State pays millions for contract psychologists to keep up with Jessica's Law
A 2006 law intended to crack down on sex offenders has proved a bonanza for a small group of private psychologists and psychiatrists, 14 of whom billed California taxpayers last year for a half a million dollars or more each, a Times investigation found.The full story is here.
Among the 79 contractors hired by the state to evaluate sex offenders, the top earner was Robert Owen, a Central Coast psychologist who pulled in more than $1.5 million in 2007, according to state records reviewed by The Times.
That's equivalent to working 100 hours per week for 52 weeks at nearly $300 per hour -- top-scale in the private sector.
The No. 2 earner, psychologist Dawn Starr, billed the state $1.1 million in 2007, including $17,500 for a single day in April.
"It's been a boatload of money, to put it colloquially," psychologist Shoba Sreenivasan said during court testimony in November.

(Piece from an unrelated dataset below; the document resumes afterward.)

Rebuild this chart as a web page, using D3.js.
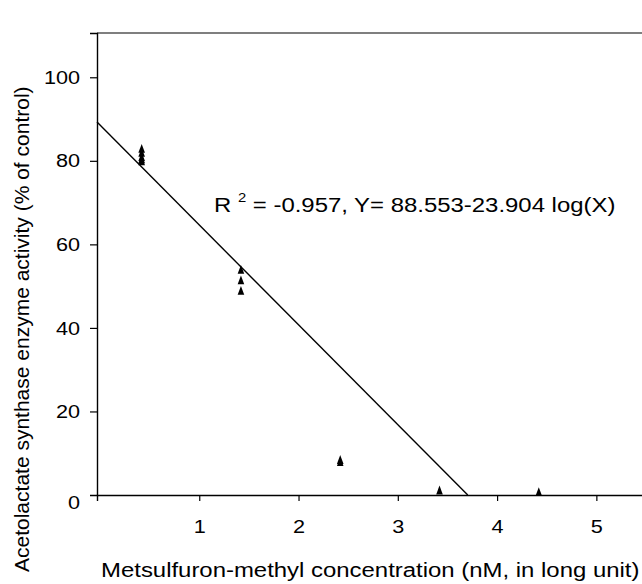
<!DOCTYPE html>
<html>
<head>
<meta charset="utf-8">
<script src="https://cdn.jsdelivr.net/npm/d3@7"></script>
<style>
  body { margin: 0; background: #fff; }
  svg { display: block; }
  text { font-family: "Liberation Sans", Arial, Helvetica, sans-serif; fill: #000; }
</style>
</head>
<body>
<svg id="chart" width="642" height="584"></svg>
<script>
// ---- data ----
const logConc = [0.42, 0.42, 0.42, 0.42, 0.42,
                 1.42, 1.42, 1.42,
                 2.42, 2.42,
                 3.42,
                 4.42];
const activity = [83, 82, 81, 80.5, 80,
                  54, 51.5, 49,
                  8.5, 8,
                  1.2,
                  0.8];
const xTicks = [1, 2, 3, 4, 5];
const yTicks = [0, 20, 40, 60, 80, 100];
const intercept = 88.553;
const slope = -23.904;
const xTitle = "Metsulfuron-methyl concentration (nM, in long unit)";
const yTitle = "Acetolactate synthase enzyme activity (% of control)";

const svg = d3.select("#chart");
const pLeft = 97, pRight = 646, pTop = 33, pBottom = 495;
const stretch = 1.14; // horizontal text stretch seen in the reference

const x = d3.scaleLinear().domain([-0.03, 5.5]).range([pLeft, pRight]);
const y = d3.scaleLinear().domain([0, 110.6]).range([pBottom, pTop]);

// frame: top line
svg.append("line").attr("x1", pLeft).attr("x2", pRight).attr("y1", pTop).attr("y2", pTop)
  .attr("stroke", "#000").attr("stroke-width", 1.2);

// y axis
const yAxis = svg.append("g").attr("transform", `translate(${pLeft},0)`)
  .call(d3.axisLeft(y).tickValues(yTicks).tickSize(7).tickPadding(12).tickFormat(d3.format("d")));
yAxis.select(".domain").attr("stroke", "#000").attr("stroke-width", 1.4);
yAxis.selectAll(".tick line").attr("stroke-width", 1.2).filter(d => d === 0).remove();
yAxis.selectAll(".tick text")
  .attr("font-size", 19).attr("font-family", "Liberation Sans, Arial, sans-serif")
  .attr("x", -17 / stretch)
  .attr("transform", `scale(${stretch},1)`)
  .filter(d => d === 0).attr("dy", "0.7em");

// x axis
const xAxis = svg.append("g").attr("transform", `translate(0,${pBottom})`)
  .call(d3.axisBottom(x).tickValues(xTicks).tickSize(6).tickPadding(19).tickFormat(d3.format("d")));
xAxis.select(".domain").attr("stroke", "#000").attr("stroke-width", 1.4);
xAxis.selectAll(".tick line").attr("stroke-width", 1.2);
xAxis.selectAll(".tick text").attr("font-size", 19).attr("font-family", "Liberation Sans, Arial, sans-serif")
  .attr("transform", `scale(${stretch},1)`);

// regression line: from left edge to where it meets 0
const xEnd = (0 - intercept) / slope;
const x0 = x.domain()[0];
svg.append("line")
  .attr("x1", x(x0)).attr("y1", y(intercept + slope * x0))
  .attr("x2", x(xEnd)).attr("y2", y(0))
  .attr("stroke", "#000").attr("stroke-width", 1.4);

// triangle markers
const tri = {
  draw(ctx, size) {
    const w = 3.3, h = 4.4;
    ctx.moveTo(0, -h);
    ctx.lineTo(w, h);
    ctx.lineTo(-w, h);
    ctx.closePath();
  }
};
svg.append("g").selectAll("path")
  .data(logConc.map((d, i) => [d, activity[i]]))
  .join("path")
  .attr("transform", d => `translate(${x(d[0])},${y(d[1])})`)
  .attr("d", d3.symbol().type(tri).size(30))
  .attr("fill", "#000");

// annotation
const ann = svg.append("text").attr("transform", `translate(214,212) scale(${stretch},1)`).attr("font-size", 21);
ann.append("tspan").text("R ");
ann.append("tspan").attr("font-size", 13).attr("dy", -10).text("2");
ann.append("tspan").attr("dy", 10).text(" = -0.957, Y= 88.553-23.904 log(X)");

// axis titles
svg.append("text").attr("transform", `translate(101,577) scale(${stretch},1)`).attr("font-size", 21).text(xTitle);
svg.append("text").attr("transform", "translate(29,572) rotate(-90)").attr("font-size", 21).text(yTitle);
</script>
</body>
</html>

Working only part time, she billed the state nearly $900,000 last year and at least $290,000 this year…
Dr. Michael First, editor of the American Psychiatric Assn. Diagnostic and Statistical Manual, the standard reference for mental disorders, said most reports require at least 30 hours.
Yet on a single day, Nov. 13, 2007, No. 2-earner Starr billed for five evaluations.On April 23, 2007, she billed more than 17 hours for a range of court-related work and still found time to complete an evaluation, according to her invoices, which were reviewed by The Times.
Dr. Mohan Nair, a psychiatrist with offices in Beverly Hills and Los Alamitos, earned nearly $1 million last year under the state program. He also saw private patients, provided forensic testimony and evaluation for other government agencies, directed a diagnostic lab and supervised residents at two medical centers.
Nair completed up to 20 sex-offender evaluations a month in 2007. Including time billed for legal matters, they comprised just 20% to 30% of his professional practice, he said.
Even at 100 hours per week, he would have had no more than six hours to complete each of five evaluations….
The State Personnel Board recently took up the issue, ruling that the use of contractors violated state law by failing to make an adequate effort to fill evaluator jobs with regular employees. The board ordered mental health officials to replace the contractors with civil servants. Despite an increase in pay to up to $110,000 annually, Mayberg said, just four jobs out of 80 have been filled.
Since then, the department and the union helped to craft a bill to permit the use of contract evaluators until January 2011.